Noutras ocasiões chegou já a dizer que não gostava especialmente de jogar futebol.
O futebol para mim era como para o meu pai. Ele dizia muitas vezes que quando se estava a equipar para entrar em campo, era como se estivesse a meter o fato-macaco. E para mim era igual: era a minha profissão, o meu trabalho, mas não é que gostasse muito. Até por isso agora não jogo futebol. Faço a minha corrida sozinho, o meu exercício.
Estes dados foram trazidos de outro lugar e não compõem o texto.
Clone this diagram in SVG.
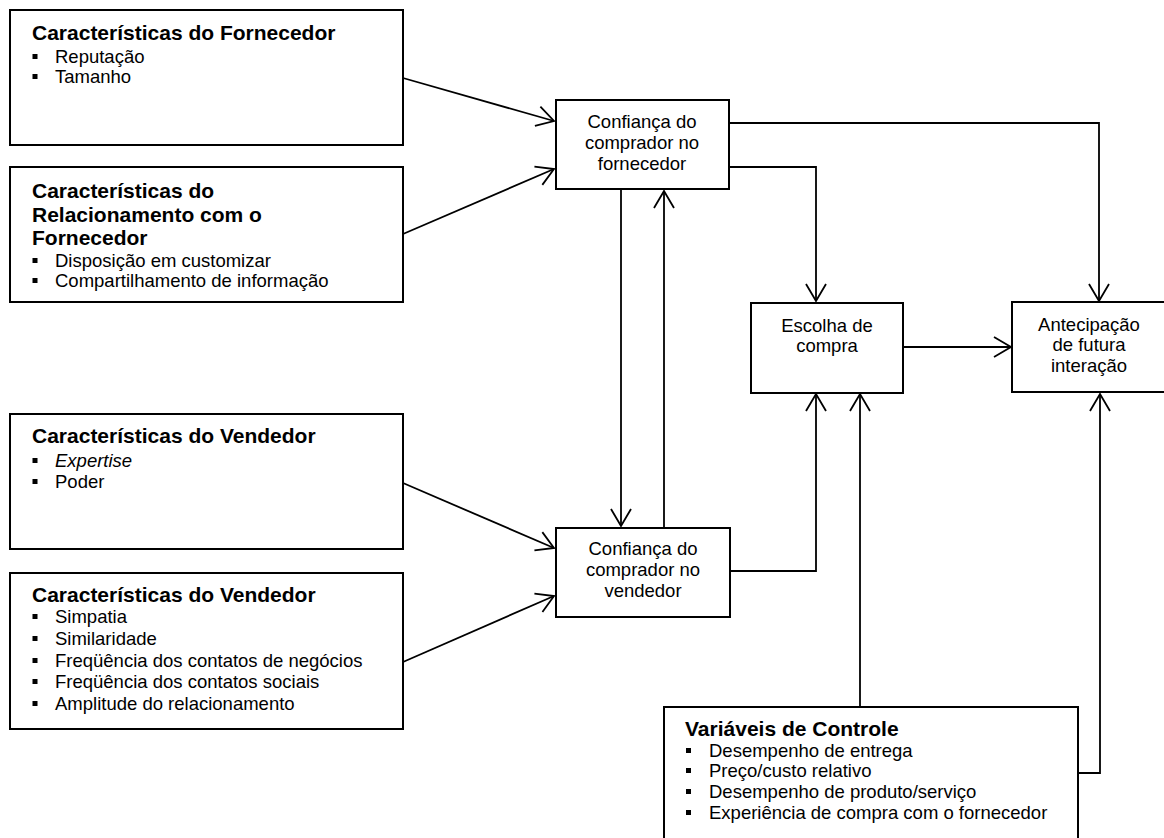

Futebol só quando há um pedido especial, um jogo de caridade, a uma coisa dessas vou, mas jogar com amigos não.
O apelido pesou muito na sua carreira?
Sim. Principalmente no primeiro ano de Benfica, pesou muito. Ser filho de alguém que fez alguma coisa de relevante é sempre um problema, nunca uma vantagem. Foi a conclusão clara que tirei enquanto atleta e que tiro enquanto pai. É um estorvo. Não é só por comparações, é um desvalorizar constante da pessoa. ‘Ah, tu és filho do não sei quantos’. Há sempre uma tendência maldosa. Estou a falar mesmo socialmente, ainda por cima com um apelido que não é um apelido normal, era sempre aquilo ‘Ah, por ser filho de não sei quem achas que…’.
Para terminar: quais foram os melhores jogadores com quem jogou? E, já agora, quais os defesas que mais arrepios e dores de cabeça lhe provocavam?
Os melhores: Madjer e João Vieira Pinto. Defesa? Vou dizer um difícil, mas correto: Venâncio, do Sporting. Os outros não merecem que os mencione (risos)!